Kong's recent focus on service mesh capabilities positions it well for organizations building complex microservices architectures. Its Kuma service mesh project, now part of the CNCF, demonstrates Kong's commitment to addressing the full spectrum of service connectivity challenges.
Tyk has been expanding its capabilities around API design and lifecycle management, aiming to provide a more comprehensive platform without sacrificing its hallmark simplicity. These enhancements make Tyk increasingly viable as an all-in-one solution for organizations seeking to consolidate their API toolchain.

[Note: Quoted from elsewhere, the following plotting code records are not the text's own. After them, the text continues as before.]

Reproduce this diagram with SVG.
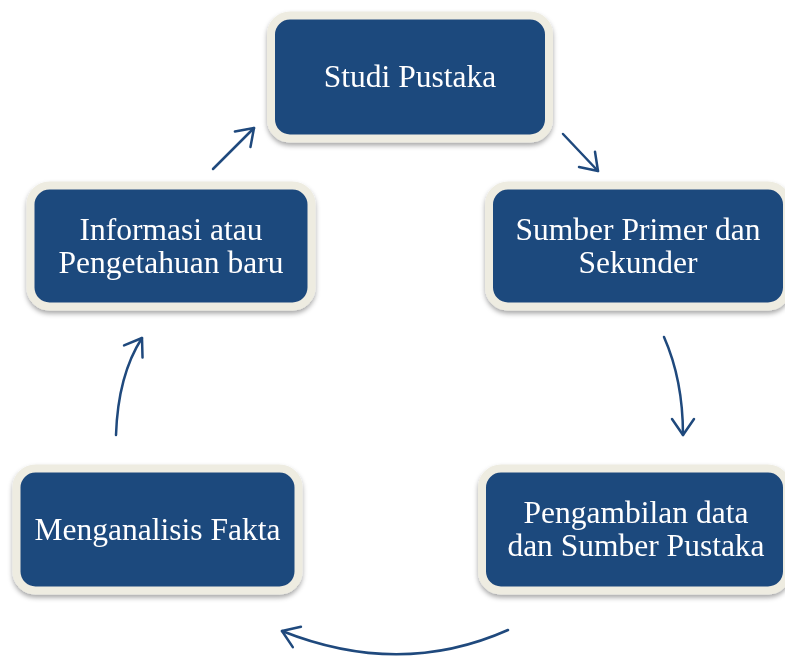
<svg xmlns="http://www.w3.org/2000/svg" width="785" height="656" viewBox="0 0 785 656">
<style>
.box{fill:#1F497D;stroke:#EEECE1;stroke-width:8}
.lbl{font-family:"Liberation Serif","Times New Roman",serif;font-size:31.5px;fill:#FFFFFF;text-anchor:middle}
.conn{fill:none;stroke:#1F497D;stroke-width:2.5;stroke-linecap:round;marker-end:url(#arr)}
</style>
<defs>
<filter id="sh" x="-10%" y="-10%" width="120%" height="130%">
<feDropShadow dx="0" dy="3" stdDeviation="2.5" flood-color="#000000" flood-opacity="0.35"/>
</filter>
<marker id="arr" markerUnits="userSpaceOnUse" viewBox="-20 -14 24 28" refX="0" refY="0" markerWidth="24" markerHeight="28" orient="auto">
<path d="M-16,-11 L0,0 L-16,11" fill="none" stroke="#1F497D" stroke-width="2.5" stroke-linecap="round" stroke-linejoin="round"/>
</marker>
</defs>
<rect width="785" height="656" fill="#FFFFFF"/>
<g id="connectors">
<path class="conn" d="M563,134 L598,171"/>
<path class="conn" d="M664,337 Q683,380 683,435"/>
<path class="conn" d="M508,630 Q400,678 282,631"/>
<path class="conn" d="M116,435 Q118,375 142,338"/>
<path class="conn" d="M213,169 L254,128"/>
</g>
<g id="node-studi-pustaka" filter="url(#sh)">
<rect class="box" x="271" y="15.5" width="278" height="123" rx="19"/>
<text class="lbl" x="410" y="87">Studi Pustaka</text>
</g>
<g id="node-sumber-primer" filter="url(#sh)">
<rect class="box" x="489" y="185.5" width="298" height="121" rx="19"/>
<text class="lbl" x="638" y="240">Sumber Primer dan</text>
<text class="lbl" x="638" y="273">Sekunder</text>
</g>
<g id="node-pengambilan" filter="url(#sh)">
<rect class="box" x="482" y="468.5" width="305" height="122" rx="19"/>
<text class="lbl" x="636" y="523">Pengambilan data</text>
<text class="lbl" x="636" y="556">dan Sumber Pustaka</text>
</g>
<g id="node-menganalisis" filter="url(#sh)">
<rect class="box" x="16.5" y="468.5" width="282" height="122" rx="19"/>
<text class="lbl" x="157.5" y="540">Menganalisis Fakta</text>
</g>
<g id="node-informasi" filter="url(#sh)">
<rect class="box" x="30.5" y="185.5" width="281" height="121" rx="19"/>
<text class="lbl" x="171" y="240">Informasi atau</text>
<text class="lbl" x="171" y="273">Pengetahuan baru</text>
</g>
</svg>
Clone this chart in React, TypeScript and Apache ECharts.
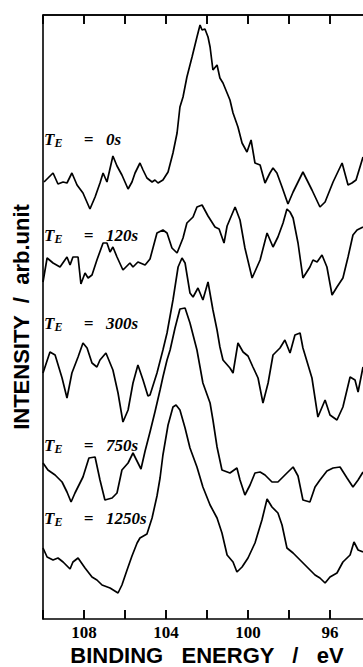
import React, { useEffect, useRef } from "react";
import * as echarts from "echarts";

// Binding energy (eV) / intensity (arb. unit, vertically offset) pairs
const spec0s: [number, number][] = [
  [109.95,437],[109.51,446],[109.27,435],[109.02,437],[108.83,436],[108.59,446],[108.34,434],[108.05,426],
  [107.71,410],[107.46,422],[107.22,436],[107.07,446],[106.88,437],[106.59,463],[106.39,453],[106.15,444],
  [105.85,430],[105.66,437],[105.51,446],[105.27,456],[105.12,449],[104.93,441],[104.68,437],[104.54,439],
  [104.39,436],[104.15,439],[103.90,447],[103.66,466],[103.46,486],[103.32,512],[103.17,522],[102.98,542],
  [102.73,562],[102.49,582],[102.34,594],[102.24,589],[102.10,590],[101.95,582],[101.85,572],[101.71,549],
  [101.51,554],[101.37,541],[101.22,536],[101.02,526],[100.88,519],[100.73,506],[100.49,492],[100.29,476],
  [100.05,467],[99.85,479],[99.66,456],[99.41,454],[99.17,436],[98.93,446],[98.78,451],[98.59,446],
  [98.34,432],[98.05,415],[97.80,427],[97.32,447],[96.88,429],[96.49,412],[96.24,417],[95.85,437],
  [95.41,456],[95.12,434],[94.93,436],[94.73,439],[94.39,462]
];
const spec120s: [number, number][] = [
  [110.00,337],[109.80,361],[109.51,356],[109.17,352],[108.83,362],[108.68,354],[108.54,362],[108.29,362],
  [108.15,335],[107.95,346],[107.80,341],[107.61,344],[107.37,359],[107.07,376],[106.88,376],[106.73,367],
  [106.59,372],[106.39,362],[106.10,349],[105.76,356],[105.61,352],[105.37,357],[105.02,354],[104.78,360],
  [104.44,386],[104.15,389],[103.95,386],[103.71,371],[103.46,366],[103.17,381],[102.98,396],[102.68,402],
  [102.49,412],[102.24,414],[101.95,403],[101.61,392],[101.41,390],[101.17,376],[101.02,393],[100.63,412],
  [100.39,399],[100.15,371],[99.80,341],[99.41,359],[99.07,386],[98.78,372],[98.54,382],[98.29,396],
  [98.10,410],[97.95,407],[97.80,401],[97.56,376],[97.32,341],[96.98,352],[96.83,359],[96.63,357],
  [96.39,364],[96.15,352],[95.90,324],[95.66,332],[95.37,341],[95.12,362],[94.88,384],[94.68,389],[94.39,392]
];
const spec300s: [number, number][] = [
  [110.00,246],[109.66,267],[109.41,264],[109.07,241],[108.83,221],[108.59,246],[108.29,262],[108.05,276],
  [107.85,271],[107.61,256],[107.37,252],[107.22,259],[106.93,266],[106.59,249],[106.34,226],[106.10,197],
  [105.85,209],[105.61,236],[105.37,254],[105.12,239],[104.88,223],[104.78,224],[104.44,246],[104.15,269],
  [103.95,286],[103.66,319],[103.41,352],[103.22,361],[103.07,356],[102.83,326],[102.68,322],[102.44,331],
  [102.20,319],[101.95,337],[101.71,309],[101.51,289],[101.37,272],[101.22,259],[100.88,251],[100.73,246],
  [100.49,276],[100.24,267],[100.00,263],[99.76,252],[99.51,241],[99.27,216],[99.02,236],[98.78,264],
  [98.44,271],[98.20,279],[97.95,266],[97.71,284],[97.46,286],[97.32,271],[96.88,241],[96.59,202],
  [96.24,219],[96.00,204],[95.66,199],[95.37,212],[95.02,242],[94.78,239],[94.63,227],[94.39,252]
];
const spec750s: [number, number][] = [
  [110.00,156],[109.76,149],[109.41,144],[109.07,137],[108.83,127],[108.63,117],[108.44,126],[108.05,142],
  [107.76,161],[107.46,162],[107.22,139],[106.98,119],[106.63,121],[106.39,126],[106.15,149],[105.85,156],
  [105.61,166],[105.22,150],[105.02,168],[104.78,187],[104.54,207],[104.29,229],[104.15,242],[103.95,259],
  [103.80,269],[103.56,291],[103.32,310],[103.07,311],[102.83,296],[102.49,269],[102.34,252],[102.20,236],
  [101.85,216],[101.71,199],[101.51,172],[101.27,149],[100.88,146],[100.54,151],[100.39,139],[100.15,124],
  [99.90,134],[99.66,146],[99.41,147],[99.17,144],[98.83,137],[98.54,137],[98.10,146],[97.80,152],
  [97.56,143],[97.32,119],[96.98,117],[96.73,132],[96.49,139],[96.15,148],[95.85,151],[95.51,152],
  [95.17,141],[94.88,132],[94.63,139],[94.39,147]
];
const spec1250s: [number, number][] = [
  [110.00,71],[109.80,62],[109.51,59],[109.27,61],[109.02,57],[108.68,50],[108.54,57],[108.29,61],
  [107.95,51],[107.61,42],[107.37,39],[107.12,34],[106.73,31],[106.34,26],[106.15,34],[105.90,49],
  [105.66,63],[105.41,76],[105.27,81],[104.93,85],[104.68,101],[104.44,123],[104.29,141],[104.15,164],
  [103.90,194],[103.66,212],[103.51,214],[103.32,209],[103.07,191],[102.83,171],[102.49,152],[102.20,132],
  [101.85,114],[101.51,101],[101.27,86],[101.02,64],[100.73,57],[100.54,47],[100.29,52],[100.00,61],
  [99.66,76],[99.32,99],[99.07,120],[98.83,112],[98.54,106],[98.34,94],[98.10,71],[97.80,66],
  [97.46,59],[97.12,52],[96.73,44],[96.49,41],[96.24,36],[96.00,42],[95.66,46],[95.37,57],
  [95.02,64],[94.83,77],[94.63,69],[94.39,67]
];

const curves = [spec0s, spec120s, spec300s, spec750s, spec1250s];
const etchTimes = ["0s", "120s", "300s", "750s", "1250s"];
const labeledTicks = [108, 104, 100, 96];
const xTitle = "BINDING   ENERGY   /   eV";
const yTitle = "INTENSITY  /  arb.unit";

const X_MIN = 94, X_MAX = 110, X_STEP = 2, Y_MAX = 604;

export default function App() {
  const ref = useRef<HTMLDivElement>(null);
  useEffect(() => {
    if (!ref.current) return;
    const chart = echarts.init(ref.current, undefined, { renderer: "svg" });
    const mkLine = () => ({ show: true, onZero: false, lineStyle: { color: "#000", width: 1.6 } });
    const mkTick = () => ({ show: true, inside: true, length: 9, lineStyle: { color: "#000", width: 1.6 } });
    const labelY = [139, 235, 323, 445, 518];
    const serif = "'Liberation Serif', 'Times New Roman', serif";
    const sans = "'Liberation Sans', Arial, sans-serif";
    const texts: any[] = [
      {
        type: "text", x: 21, y: 317, rotation: Math.PI / 2,
        style: { text: yTitle, fontFamily: sans, fontWeight: "bold", fontSize: 22, fill: "#000", align: "center", verticalAlign: "middle" },
      },
      {
        type: "text", x: 207, y: 655,
        style: { text: xTitle, fontFamily: sans, fontWeight: "bold", fontSize: 22, fill: "#000", align: "center", verticalAlign: "middle" },
      },
      ...etchTimes.map((t, i) => ({
        type: "text", x: 44, y: labelY[i],
        style: {
          text: `{t|T}{e|E}{n|     =   ${t}}`,
          align: "left", verticalAlign: "middle", fill: "#000",
          rich: {
            t: { fontFamily: serif, fontWeight: "bold", fontStyle: "italic", fontSize: 17, fill: "#000" },
            e: { fontFamily: serif, fontWeight: "bold", fontStyle: "italic", fontSize: 12, fill: "#000", padding: [8, 0, 0, 0] },
            n: { fontFamily: serif, fontWeight: "bold", fontStyle: "italic", fontSize: 17, fill: "#000" },
          },
        },
      })),
    ];
    const option: any = {
      animation: false,
      grid: { left: 43, right: -8, top: 15, bottom: 48, outerBoundsMode: "none", containLabel: false },
      xAxis: [
        {
          type: "value", position: "bottom", inverse: true, min: X_MIN, max: X_MAX, interval: X_STEP,
          axisLine: mkLine(), axisTick: mkTick(),
          axisLabel: {
            show: true, margin: 5, color: "#000", fontFamily: serif, fontWeight: "bold", fontSize: 17,
            formatter: (v: number) => (labeledTicks.indexOf(v) >= 0 ? String(v) : ""),
          },
          splitLine: { show: false },
        },
        {
          type: "value", position: "top", inverse: true, min: X_MIN, max: X_MAX, interval: X_STEP,
          axisLine: mkLine(), axisTick: mkTick(),
          axisLabel: { show: true, formatter: () => "" },
          splitLine: { show: false },
        },
      ],
      yAxis: {
        type: "value", min: 0, max: Y_MAX,
        axisLine: mkLine(), axisTick: { show: false }, axisLabel: { show: false }, splitLine: { show: false },
      },
      series: curves.map((c, i) => ({
        type: "line", name: etchTimes[i], data: c,
        showSymbol: false,
        lineStyle: { color: "#000", width: 1.7 },
      })),
      graphic: texts,
    };
    chart.setOption(option);

    // Frame: top border and inward ticks on top and bottom, placed through the axes' own scales
    const px = (v: number) => chart.convertToPixel({ xAxisIndex: 0 }, v) as number;
    const yTop = chart.convertToPixel({ yAxisIndex: 0 }, Y_MAX) as number;
    const yBot = chart.convertToPixel({ yAxisIndex: 0 }, 0) as number;
    const frame: any[] = [];
    if (isFinite(yTop) && isFinite(yBot)) {
      const stroke = { stroke: "#000", lineWidth: 1.6 };
      frame.push({ type: "line", z: 100, silent: true, shape: { x1: px(X_MAX), y1: yTop, x2: px(X_MIN), y2: yTop }, style: stroke });
      for (let v = X_MIN; v <= X_MAX; v += X_STEP) {
        const xv = px(v);
        frame.push({ type: "line", z: 100, silent: true, shape: { x1: xv, y1: yTop, x2: xv, y2: yTop + 9 }, style: stroke });
        frame.push({ type: "line", z: 100, silent: true, shape: { x1: xv, y1: yBot, x2: xv, y2: yBot - 9 }, style: stroke });
      }
      chart.setOption({ graphic: [...texts, ...frame] });
    }
    return () => chart.dispose();
  }, []);
  return <div ref={ref} style={{ position: "fixed", left: 0, top: 0, width: 363, height: 667, background: "#fff" }} />;
}
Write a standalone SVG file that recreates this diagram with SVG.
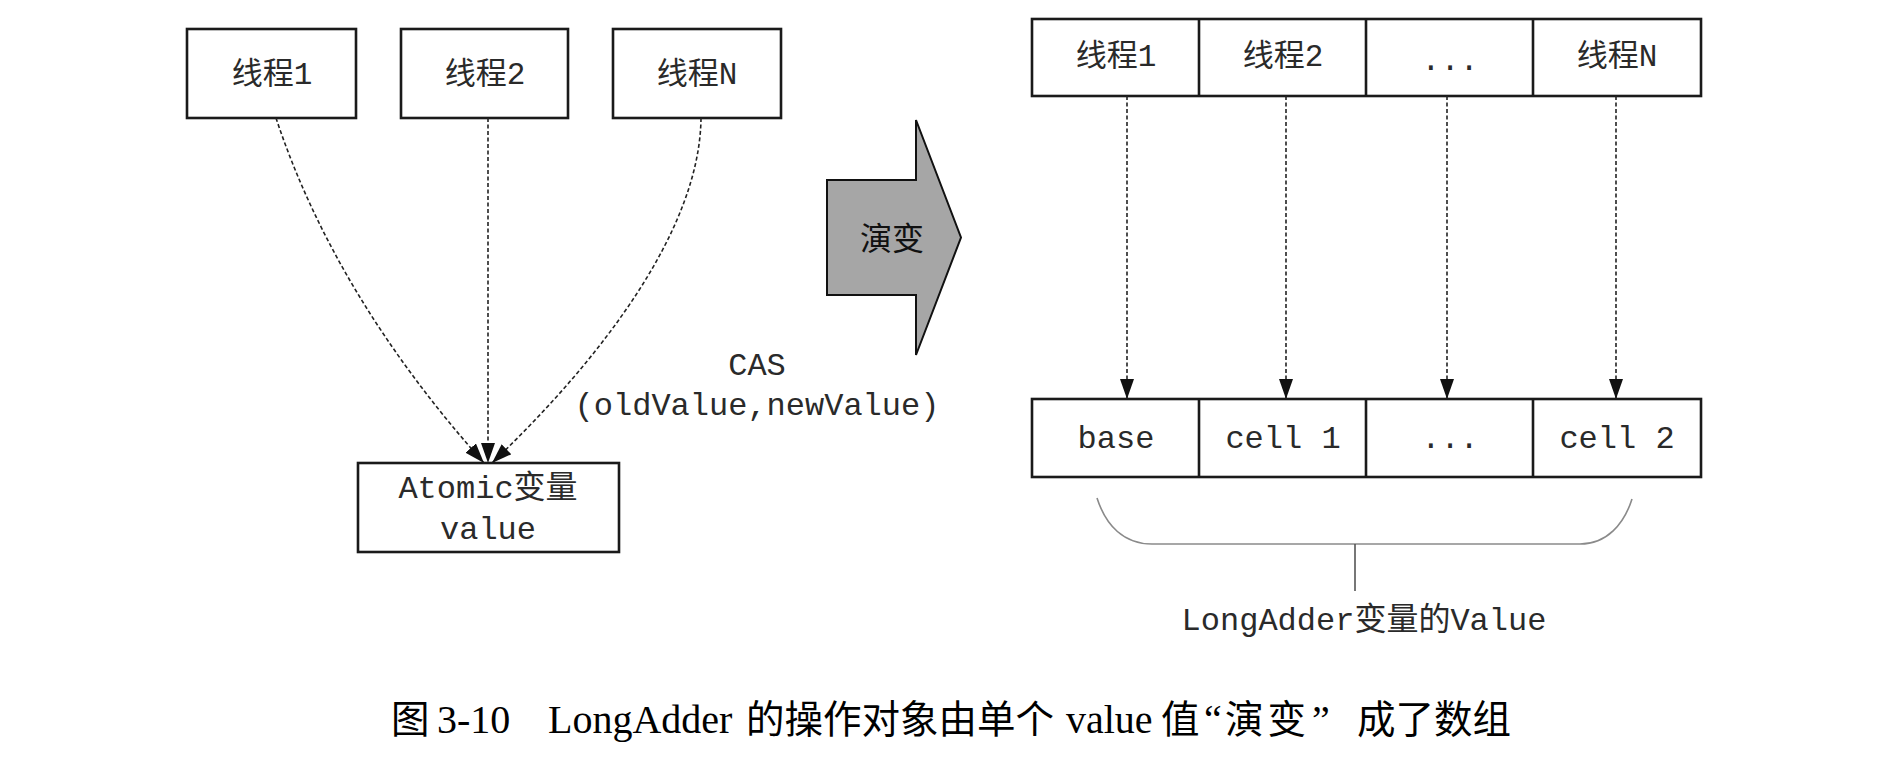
<svg xmlns="http://www.w3.org/2000/svg" width="1878" height="770" viewBox="0 0 1878 770">
  <style>
    .box { fill: #ffffff; stroke: #1a1a1a; stroke-width: 2.6; }
    .div { stroke: #1a1a1a; stroke-width: 2.6; fill: none; }
    .mono { font-family: "Liberation Mono", "Noto Sans CJK SC", monospace; font-size: 32px; fill: #2a2a2a; text-anchor: middle; }
    .thr { font-family: "Liberation Mono", "Noto Sans CJK SC", monospace; font-size: 31px; fill: #2a2a2a; text-anchor: middle; }
    .dash { fill: none; stroke: #222; stroke-width: 1.6; stroke-dasharray: 4 2.5; }
    .brace { fill: none; stroke: #8a8a8a; stroke-width: 1.6; }
    .cap { font-family: "Liberation Serif", "Noto Sans CJK SC", serif; font-size: 40px; fill: #000; }
    .capcjk { font-family: "Noto Sans CJK SC", "Liberation Serif", sans-serif; font-size: 38.5px; }
  </style>
  <defs>
    <marker id="arr" viewBox="0 0 20 14" refX="20" refY="7" markerWidth="20" markerHeight="14" markerUnits="userSpaceOnUse" orient="auto">
      <path d="M0,0 L20,7 L0,14 z" fill="#111"/>
    </marker>
  </defs>
  <rect width="1878" height="770" fill="#ffffff"/>

  <!-- Left side nodes -->
  <g id="t1">
    <rect class="box" x="187" y="29" width="169" height="89"/>
    <text class="thr" x="272" y="84">线程1</text>
  </g>
  <g id="t2">
    <rect class="box" x="401" y="29" width="167" height="89"/>
    <text class="thr" x="485" y="84">线程2</text>
  </g>
  <g id="tN">
    <rect class="box" x="613" y="29" width="168" height="89"/>
    <text class="thr" x="697" y="84">线程N</text>
  </g>
  <g id="atomic">
    <rect class="box" x="358" y="463" width="261" height="89"/>
    <text class="mono" x="488" y="498">Atomic变量</text>
    <text class="mono" x="488" y="539">value</text>
  </g>
  <g id="cas">
    <text class="mono" x="757" y="375">CAS</text>
    <text class="mono" x="757" y="415">(oldValue,newValue)</text>
  </g>

  <!-- Evolution arrow -->
  <g id="evolve">
    <polygon points="827,180 916,180 916,120 961,237.5 916,355 916,295 827,295" fill="#a6a6a6" stroke="#111" stroke-width="2"/>
    <text x="892" y="250" font-family="Noto Sans CJK SC, sans-serif" font-size="32" fill="#111" text-anchor="middle">演变</text>
  </g>

  <!-- Right side top row -->
  <g id="threads">
    <rect class="box" x="1032" y="19" width="669" height="77"/>
    <line class="div" x1="1199" y1="19" x2="1199" y2="96"/>
    <line class="div" x1="1366" y1="19" x2="1366" y2="96"/>
    <line class="div" x1="1533" y1="19" x2="1533" y2="96"/>
    <text class="thr" x="1116" y="66">线程1</text>
    <text class="thr" x="1283" y="66">线程2</text>
    <text class="mono" x="1450" y="70">...</text>
    <text class="thr" x="1617" y="66">线程N</text>
  </g>

  <!-- Right side bottom row -->
  <g id="cells">
    <rect class="box" x="1032" y="399" width="669" height="78"/>
    <line class="div" x1="1199" y1="399" x2="1199" y2="477"/>
    <line class="div" x1="1366" y1="399" x2="1366" y2="477"/>
    <line class="div" x1="1533" y1="399" x2="1533" y2="477"/>
    <text class="mono" x="1116" y="448">base</text>
    <text class="mono" x="1283" y="448">cell 1</text>
    <text class="mono" x="1450" y="448">...</text>
    <text class="mono" x="1617" y="448">cell 2</text>
  </g>

  <!-- Brace and label -->
  <g id="longadder-value">
    <path class="brace" d="M1097,498 C1106,526 1124,544 1152,544 L1580,544 C1607,544 1624,524 1632,499"/>
    <line x1="1355" y1="544" x2="1355" y2="591" stroke="#555" stroke-width="1.6"/>
    <text class="mono" x="1364" y="630">LongAdder变量的Value</text>
  </g>

  <!-- Connectors -->
  <g id="connectors">
    <path class="dash" d="M276,118 Q335,296 484,463" marker-end="url(#arr)"/>
    <path class="dash" d="M488,118 L488,463" marker-end="url(#arr)"/>
    <path class="dash" d="M701,118 C700,230 600,360 492,463" marker-end="url(#arr)"/>
    <path class="dash" d="M1127,96 L1127,399" marker-end="url(#arr)"/>
    <path class="dash" d="M1286,96 L1286,399" marker-end="url(#arr)"/>
    <path class="dash" d="M1447,96 L1447,399" marker-end="url(#arr)"/>
    <path class="dash" d="M1616,96 L1616,399" marker-end="url(#arr)"/>
  </g>

  <!-- Caption -->
  <g id="caption">
    <text class="cap" y="733"><tspan class="capcjk" x="391">图</tspan><tspan x="437">3-10</tspan><tspan x="548">LongAdder</tspan><tspan class="capcjk" x="746">的操作对象由单个</tspan><tspan x="1066">value</tspan><tspan class="capcjk" x="1161">值</tspan><tspan x="1204">“</tspan><tspan class="capcjk" x="1225" letter-spacing="4">演变</tspan><tspan x="1312">”</tspan><tspan class="capcjk" x="1357">成了数组</tspan></text>
  </g>
</svg>
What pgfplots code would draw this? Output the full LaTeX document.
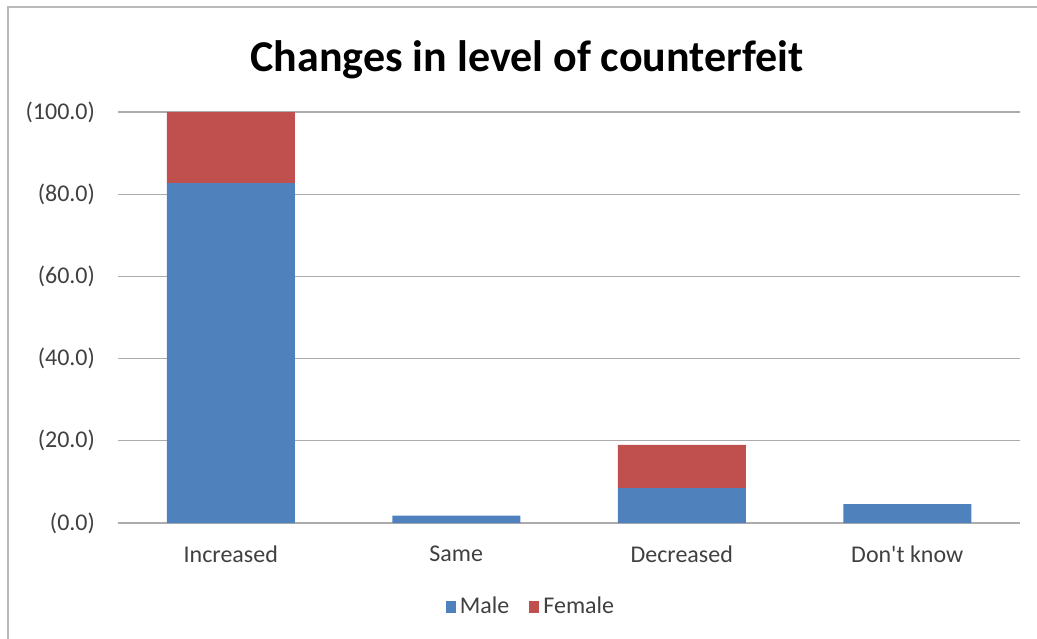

Series Conclusion: Beyond the Market Leaders
Apigee and MuleSoft will continue to dominate many API management discussions due to their market position and comprehensive capabilities; Kong and Tyk, though, offer compelling alternatives that deserve serious consideration.
For organizations with strong technical teams, cloud-native architectures, or Kubernetes investments, Kong provides a powerful, extensible platform that can grow with your API strategy. Its performance characteristics and flexibility make it particularly well-suited for complex, high-scale environments.
Tyk's straightforward approach, comprehensive out-of-box capabilities, and favorable economics make it an excellent choice for organizations seeking faster time-to-value or those with limited API management expertise. Its focus on simplicity without sacrificing enterprise capabilities has earned it a loyal following, particularly among mid-sized organizations.
In the end, the "right" choice depends entirely on your organization's specific needs, capabilities, and strategic direction. By looking beyond the market leaders and carefully evaluating alternatives like Kong and Tyk, you may find a solution that better aligns with your requirements — often at a fraction of the cost.
Success in API management comes not from choosing the "best" platform in abstract terms, but from selecting the platform that best fits your organization's reality and implementing it with discipline, care, and a focus on delivering business value.